Lejos de considerarlo una tortura inaceptable, Basinger aprobó esa cruel metodología: "Sabía que si hacía esto me haría más fuerte y más sabia. Me sentí humillada y a disgusto, todo aquello iba contra mis principios. Pero cuando vas contra tus principios surgen unas emociones que no sabías que tenías", declaró no bien terminó el rodaje. Para ella, "el exorcismo emocionalmente desgarrador de esta experiencia también terminó siendo liberador". Pero lo cierto es que esas diez semanas le trajeron no pocos dolores de cabeza, al punto de dejar al borde de la ruptura su relación con el maquillador Ron Snyder-Britton, de quien se separaría definitivamente unos años más tarde para embarcarse en un fugaz amorío con Prince.
"Todas las actrices deberían experimentar algo así, salí muy fuerte de esa película", remató aquella vez Kim, hoy un poco arrepentida, con menos trabajo que en esos años dorados y un poco sujeta a la nostalgia de aquel papel en 9 semanas y media, como probó la convocatoria para sumarla al elenco de Cincuenta sombras más oscuras (2017), otro discreto producto softcore de la industria americana.
El recuerdo que queda hoy de la película de Lyne está más atado a ese rodaje tumultuoso que a la calidad de una película que, además, sufrió la censura de la compañía que la distribuyó (MGM): quedaron afuera de la versión que se estrenó en febrero de 1986 un trío de los protagonistas con una prostituta, una violación simulada y una escena de sexo en la que Basinger llevaba un bigote postizo. Los más memoriosos podrán señalar también el cameo de Ron Wood (The Rollings Stones) o la excelencia de una banda sonora que también incluía temazos de Bryan Ferry, Devo y Eurythmics. Pero no mucho más.

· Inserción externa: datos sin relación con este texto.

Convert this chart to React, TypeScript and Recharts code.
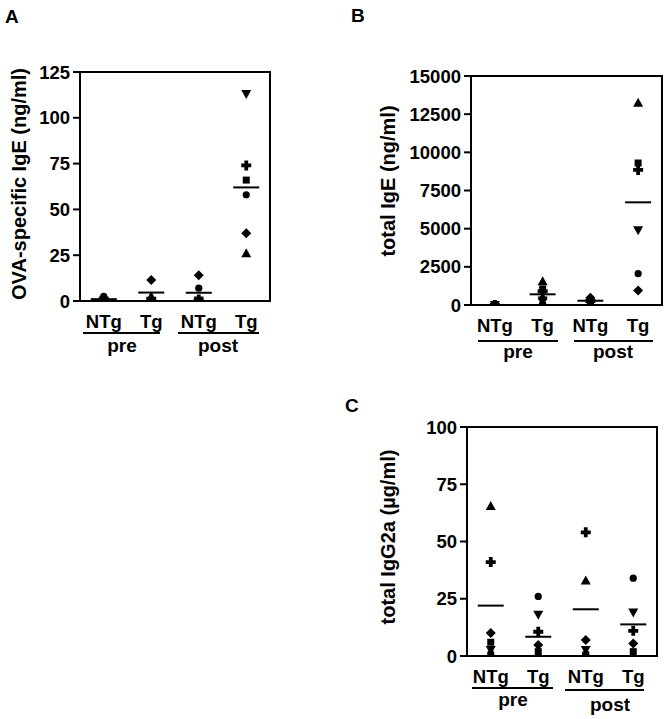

La noticia más fresca relacionada con la película tiene que ver con el mundo de la moda: este año, la marca española Zara lanzó al mercado un elegante trench oversize inspirado en el que Basinger lució en la escena del paseo con globos en la que el personaje de Rourke se enamora perdidamente de ella, con la hermosa "Slave to Love" de Bryan Ferry de fondo. Demasiado sufrimiento para tan poca cosa.